Snapshot monitor for a general-purpose table

“Using Python, create a snapshot monitor for a table that doesn’t have a timestamp column.”

from databricks.sdk import WorkspaceClient
from databricks.sdk.service.dataquality import (
    Monitor, DataProfilingConfig, SnapshotConfig,
)

w = WorkspaceClient()

table_info = w.tables.get("analytics.gold.products")
schema_info = w.schemas.get(f"{table_info.catalog_name}.{table_info.schema_name}")

monitor = w.data_quality.create_monitor(
    monitor=Monitor(
        object_type="table",
        object_id=table_info.table_id,
        data_profiling_config=DataProfilingConfig(
            assets_dir="/Workspace/Users/you@company.com/monitoring/products",
            output_schema_id=schema_info.schema_id,
            snapshot=SnapshotConfig(),
        ),
    ),
)

Snapshot monitors compute point-in-time statistics — null counts, distinct values, distributions — without requiring a time column. Good for dimension tables and reference data where you want to catch unexpected changes.

ML model monitoring with InferenceLog

“Using Python, monitor a classification model’s prediction quality, tracking drift by model version.”

from databricks.sdk import WorkspaceClient
from databricks.sdk.service.dataquality import (
    Monitor, DataProfilingConfig, InferenceLogConfig,
    AggregationGranularity, InferenceProblemType,
)

w = WorkspaceClient()

table_info = w.tables.get("ml.serving.churn_predictions")
schema_info = w.schemas.get(f"{table_info.catalog_name}.{table_info.schema_name}")

monitor = w.data_quality.create_monitor(
    monitor=Monitor(
        object_type="table",
        object_id=table_info.table_id,
        data_profiling_config=DataProfilingConfig(
            assets_dir="/Workspace/Users/you@company.com/monitoring/churn_model",
            output_schema_id=schema_info.schema_id,
            inference_log=InferenceLogConfig(
                timestamp_column="prediction_timestamp",
                granularities=[
                    AggregationGranularity.AGGREGATION_GRANULARITY_1_HOUR,
                ],
                model_id_column="model_version",
                problem_type=InferenceProblemType.INFERENCE_PROBLEM_TYPE_CLASSIFICATION,
                prediction_column="prediction",
                label_column="actual_label",
            ),
        ),
    ),
)

InferenceLog monitors track prediction distributions, label drift, and per-model-version quality. The model_id_column lets you compare metrics across model versions side by side.

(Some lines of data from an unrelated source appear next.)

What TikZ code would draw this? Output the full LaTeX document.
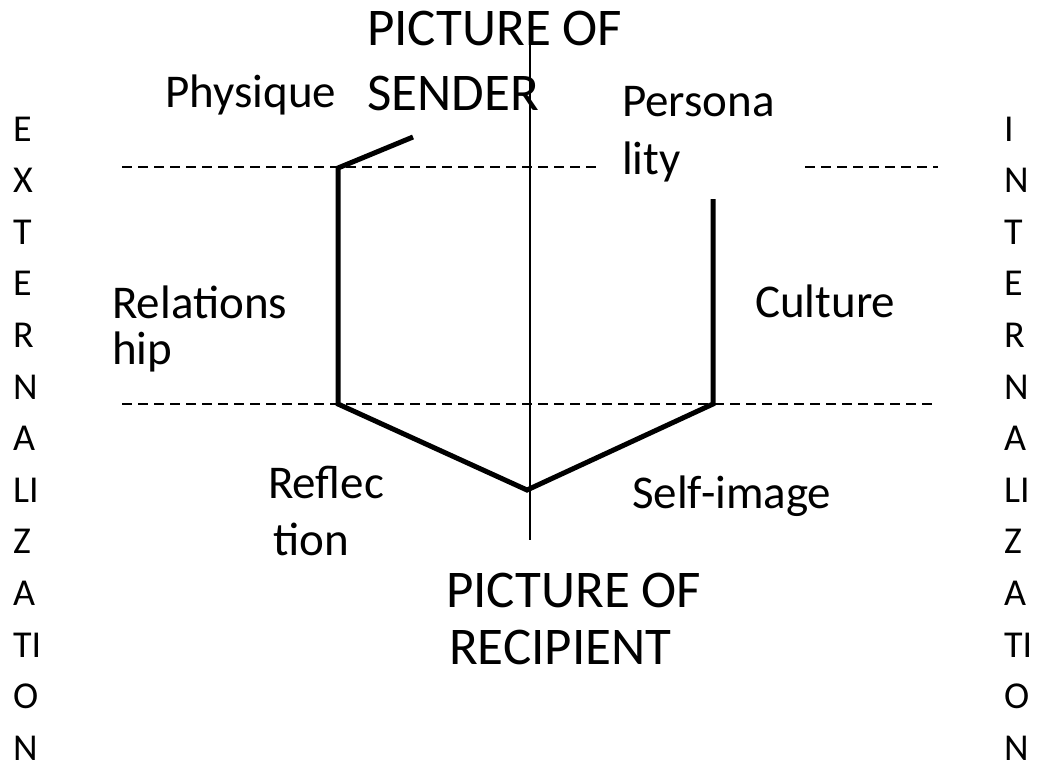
\documentclass[tikz,border=0pt]{standalone}
\usepackage{fontspec}
\setmainfont{Carlito}
\begin{document}
\begin{tikzpicture}[x=1pt,y=-1pt,
  lbl/.style={anchor=base west,inner sep=0pt,font=\fontsize{47}{56}\selectfont},
  big/.style={anchor=base west,inner sep=0pt,font=\fontsize{53}{63}\selectfont},
  side/.style={anchor=base west,inner sep=0pt,font=\fontsize{38}{46}\selectfont},
  guide/.style={line width=1.5pt,dash pattern=on 10pt off 6pt},
  axis/.style={line width=1.6pt},
  profile/.style={line width=5pt,line join=miter}]
\useasboundingbox (0,0) rectangle (1048,764);

% reference levels
\coordinate (gl1) at (122,167);
\coordinate (gr1) at (600,167);
\coordinate (gl2) at (805,167);
\coordinate (gr2) at (938,167);
\coordinate (hl1) at (122,404);
\coordinate (hr1) at (938,404);
\draw[guide] (gl1) -- (gr1);
\draw[guide] (gl2) -- (gr2);
\draw[guide] (hl1) -- (hr1);

% central axis
\coordinate (atop) at (530,42);
\coordinate (abot) at (530,540);
\draw[axis] (atop) -- (abot);

% profile
\coordinate (p0) at (413,137);
\coordinate (p1) at (338,168);
\coordinate (p2) at (338,404);
\coordinate (p3) at (527,490);
\coordinate (p4) at (713,404);
\coordinate (p5) at (713,199);
\draw[profile] (p0) -- (p1) -- (p2) -- (p3) -- (p4) -- (p5);

% labels
\node[big] (s1) at (367,45) {PICTURE OF};
\node[big] (s2) at (367,110) {SENDER};
\node[lbl] (phy) at (165,107) {Physique};
\node[lbl] (per1) at (622,116) {Persona};
\node[lbl] (per2) at (622,174) {lity};
\node[lbl] (rel1) at (112,318) {Relations};
\node[lbl] (rel2) at (112,364) {hip};
\node[lbl] (cul) at (755,317) {Culture};
\node[lbl] (ref1) at (268,498) {Reflec};
\node[lbl] (ref2) at (273,555) {tion};
\node[lbl] (self) at (632,508) {Self-image};
\node[big] (r1) at (446,607) {PICTURE OF};
\node[big] (r2) at (449,664) {RECIPIENT};

% side columns
\foreach \t [count=\i from 0] in {E,X,T,E,R,N,A,LI,Z,A,TI,O,N}
  \node[side] (ext\i) at (13,141+51.6*\i) {\t};
\foreach \t [count=\i from 0] in {I,N,T,E,R,N,A,LI,Z,A,TI,O,N}
  \node[side] (int\i) at (1004,141+51.6*\i) {\t};
\end{tikzpicture}
\end{document}
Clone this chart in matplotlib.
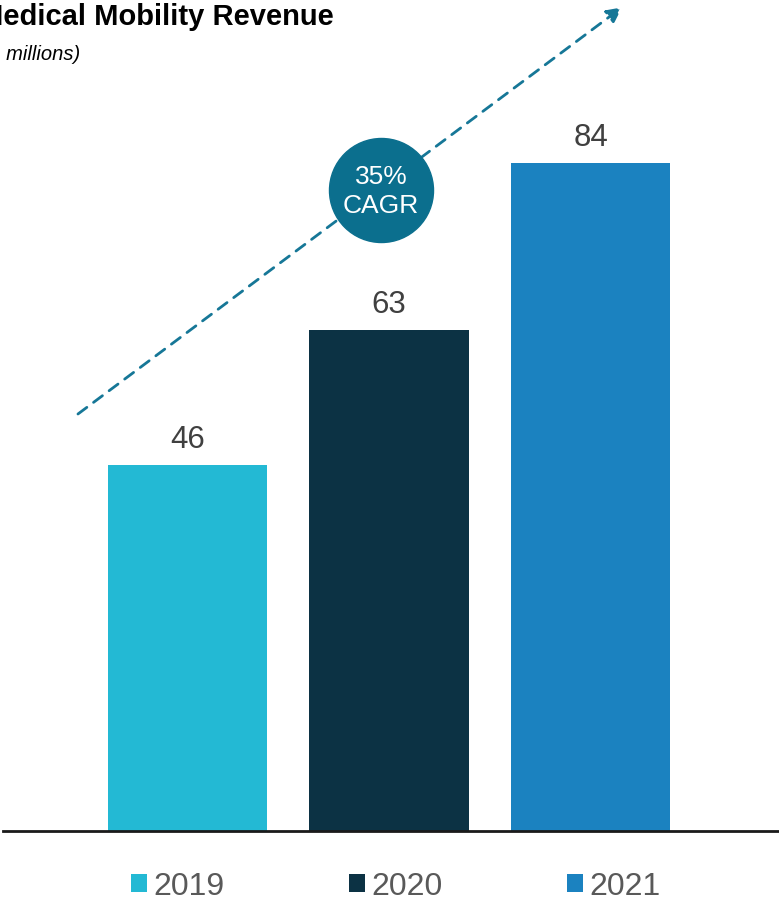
import matplotlib
matplotlib.use("Agg")
import matplotlib.pyplot as plt

plt.rcParams['font.family'] = ['Liberation Sans', 'DejaVu Sans']

# Data
years = ["2019", "2020", "2021"]
revenue = [46, 63, 84]
colors = ["#23b9d4", "#0c3244", "#1b82c0"]
cagr_label = "35%\nCAGR"

fig = plt.figure(figsize=(7.79, 9.04), dpi=100)
ax = fig.add_axes([3 / 779, 72 / 904, 776 / 779, 832 / 904])

x = list(range(len(years)))
bars = ax.bar(x, revenue, width=0.79, color=colors, label=years, zorder=2)

# value labels
for xi, v in zip(x, revenue):
    ax.annotate(str(v), xy=(xi, v), xytext=(0, 13), textcoords="offset points",
                ha="center", va="baseline", fontsize=22.5, color="#404040")

ax.set_xlim(-0.916, 2.935)
ax.set_ylim(0, 104.65)
for s in ["top", "right", "left"]:
    ax.spines[s].set_visible(False)
ax.spines["bottom"].set_linewidth(2)
ax.spines["bottom"].set_color("#1a1a1a")
ax.set_xticks([])
ax.set_yticks([])
ax.patch.set_alpha(0)

# growth arrow
ax.annotate("", xy=(2.156, 103.6), xytext=(-0.544, 52.45),
            arrowprops=dict(arrowstyle="-|>,head_length=0.9,head_width=0.45",
                            color="#167797", lw=2, linestyle=(0, (4, 3)),
                            shrinkA=0, shrinkB=0), zorder=3)

# CAGR bubble
ax.scatter([0.96], [80.6], s=5610, color="#0b6f8e", zorder=4, clip_on=False)
ax.text(0.96, 80.6, cagr_label, ha="center", va="center", fontsize=19,
        color="white", zorder=5, linespacing=1.25)

# titles (cut off at left edge like the source)
fig.text(334 / 779, 1 - 25 / 904, "Medical Mobility Revenue", ha="right",
         va="baseline", fontsize=21, fontweight="bold", color="black")
fig.text(80 / 779, 1 - 60 / 904, "(in millions)", ha="right", va="baseline",
         fontsize=14.5, style="italic", color="black")

# legend
fig.legend(handles=bars.patches, labels=years, loc="center",
           bbox_to_anchor=(0.508, 1 - 887 / 904), ncol=3, frameon=False,
           fontsize=23, handlelength=0.5, handleheight=0.5,
           handletextpad=0.2, columnspacing=3.9, labelcolor="#595959")

fig.savefig("out.png", dpi=100)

Schedule a monitor and query its output

“Using Python, create a scheduled monitor that runs daily at noon, then query the drift metrics.”

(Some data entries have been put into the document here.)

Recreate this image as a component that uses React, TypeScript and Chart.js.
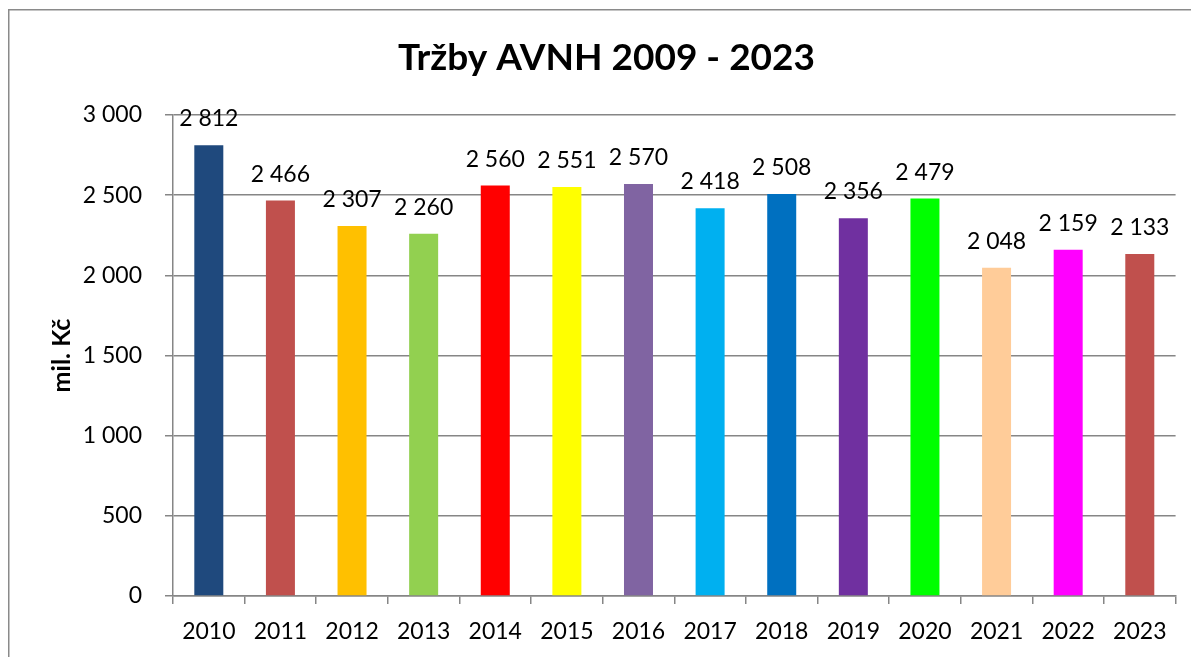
import React, { useEffect, useRef } from "react";
import { Chart, registerables } from "chart.js";

Chart.register(...registerables);

const TITLE = "Tržby AVNH 2009 - 2023";
const Y_TITLE = "mil. Kč";
const YEARS = ["2010", "2011", "2012", "2013", "2014", "2015", "2016", "2017", "2018", "2019", "2020", "2021", "2022", "2023"];
const VALUES = [2812, 2466, 2307, 2260, 2560, 2551, 2570, 2418, 2508, 2356, 2479, 2048, 2159, 2133];
const COLORS = ["#1F497D", "#C0504D", "#FFC000", "#92D050", "#FF0000", "#FFFF00", "#8064A2", "#00B0F0", "#0070C0", "#7030A0", "#00FF00", "#FFCC99", "#FF00FF", "#C0504D"];
const Y_MIN = 0;
const Y_MAX = 3000;
const Y_STEP = 500;

const FONT = "Lato, 'Open Sans', sans-serif";
const GRID = "#868686";

const fmt = (v: number) => {
  const s = Math.round(v).toString();
  return s.replace(/\B(?=(\d{3})+(?!\d))/g, " ");
};

const decor = {
  id: "decor",
  afterDraw(chart: any) {
    const ctx = chart.ctx;
    ctx.save();
    // outer frame (left and top only visible)
    ctx.fillStyle = "#8a8a8a";
    ctx.fillRect(0, 1, chart.width, 1.5);
    ctx.fillRect(0, 1, 1.5, chart.height);
    // title
    ctx.fillStyle = "#000";
    ctx.font = `bold 37px ${FONT}`;
    ctx.textAlign = "center";
    ctx.textBaseline = "alphabetic";
    ctx.fillText(TITLE, 598.5, 62);
    // data labels
    ctx.font = `23px ${FONT}`;
    const meta = chart.getDatasetMeta(0);
    meta.data.forEach((bar: any, i: number) => {
      ctx.fillText(fmt(VALUES[i]), bar.x, bar.y - 19);
    });
    ctx.restore();
  },
};

export default function App() {
  const ref = useRef<HTMLCanvasElement>(null);
  useEffect(() => {
    if (!ref.current) return;
    const chart = new Chart(ref.current, {
      type: "bar",
      data: {
        labels: YEARS,
        datasets: [
          {
            data: VALUES,
            backgroundColor: COLORS,
            borderWidth: 0,
            barPercentage: 0.405,
            categoryPercentage: 1,
          },
        ],
      },
      options: {
        responsive: false,
        animation: false,
        layout: { padding: { top: 107, right: 23.4, left: 0, bottom: 0 } },
        plugins: { legend: { display: false }, tooltip: { enabled: false }, title: { display: false } },
        scales: {
          x: {
            afterFit: (s: any) => {
              s.height = 61;
            },
            grid: { display: true, drawOnChartArea: false, offset: true, tickLength: 8, color: GRID, lineWidth: 1.5 },
            border: { display: true, color: GRID, width: 1.5 },
            ticks: { color: "#000", font: { family: FONT, size: 23 }, padding: 14, maxRotation: 0 },
          },
          y: {
            min: Y_MIN,
            max: Y_MAX,
            afterFit: (s: any) => {
              s.width = 165;
            },
            grid: { color: GRID, lineWidth: 1.5, tickLength: 8 },
            border: { display: true, color: GRID, width: 1.5 },
            ticks: {
              stepSize: Y_STEP,
              color: "#000",
              font: { family: FONT, size: 23 },
              padding: 23,
              callback: (v: any) => fmt(Number(v)),
            },
            title: {
              display: true,
              text: Y_TITLE,
              color: "#000",
              font: { family: FONT, size: 25, weight: "bold" },
              padding: { top: 39, bottom: 0 },
            },
          },
        },
      },
      plugins: [decor],
    });
    return () => chart.destroy();
  }, []);
  return (
    <div style={{ width: 1191, height: 649 }}>
      <canvas ref={ref} width={1191} height={649} style={{ display: "block" }} />
    </div>
  );
}
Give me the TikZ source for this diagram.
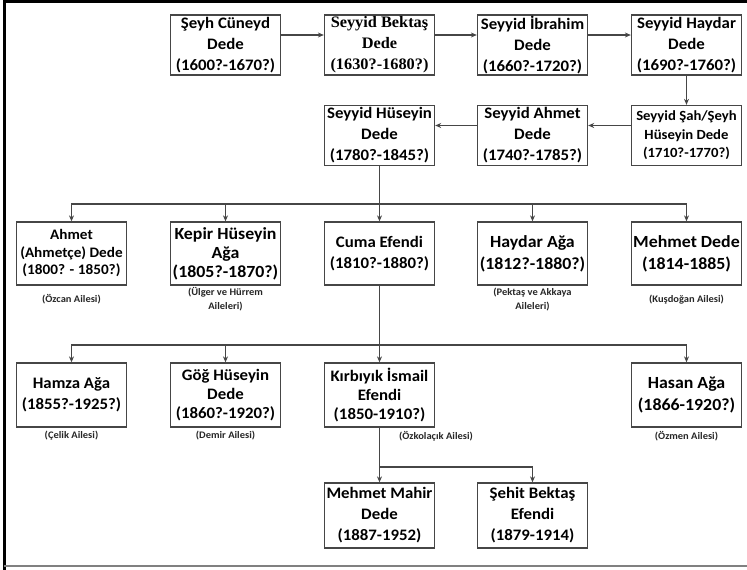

from databricks.sdk import WorkspaceClient
from databricks.sdk.service.dataquality import (
    Monitor, DataProfilingConfig, SnapshotConfig, CronSchedule,
)

w = WorkspaceClient()

table_info = w.tables.get("analytics.gold.customers")
schema_info = w.schemas.get(f"{table_info.catalog_name}.{table_info.schema_name}")

monitor = w.data_quality.create_monitor(
    monitor=Monitor(
        object_type="table",
        object_id=table_info.table_id,
        data_profiling_config=DataProfilingConfig(
            assets_dir="/Workspace/Users/you@company.com/monitoring/customers",
            output_schema_id=schema_info.schema_id,
            snapshot=SnapshotConfig(),
            schedule=CronSchedule(
                quartz_cron_expression="0 0 12 * * ?",
                timezone_id="UTC",
            ),
        ),
    ),
)

After the first refresh completes, query the output tables directly.

-- Latest profile metrics
SELECT column_name, percent_null, distinct_count, mean, stddev
FROM analytics.gold.customers_profile_metrics
ORDER BY window_end DESC
LIMIT 50;

-- Drift scores between consecutive windows
SELECT column_name, drift_type, drift_statistic, drift_score
FROM analytics.gold.customers_drift_metrics
ORDER BY window_end DESC
LIMIT 50;

The drift metrics table compares consecutive time windows using statistical tests (KS test, chi-squared, etc.) and flags significant changes.

Watch Out For

Snapshot monitors have a 4TB table size limit — for tables larger than 4TB, switch to a TimeSeries profile type that processes data in time windows instead of scanning the entire table.
TimeSeries and InferenceLog only process the last 30 days — older data is not included in metric calculations. If you need longer history, contact your account team about adjusting the window.
Monitor refresh gets stuck in PENDING — this usually means no SQL warehouse is available to run the profiling queries. Ensure a warehouse is running or configure warehouse_id in the monitor settings.
Anomaly detection is schema-level, not per-table — enabling anomaly detection monitors all tables in the schema at their update frequency. This requires MANAGE SCHEMA or MANAGE CATALOG privileges and serverless compute.
Deleting a monitor does not delete output tables — the profile and drift metrics tables persist after monitor deletion. Clean them up manually if you no longer need the historical data.
The Python SDK package is still databricks.lakehouse_monitoring for legacy operations — the current API uses w.data_quality. Both work, but new code should use w.data_quality.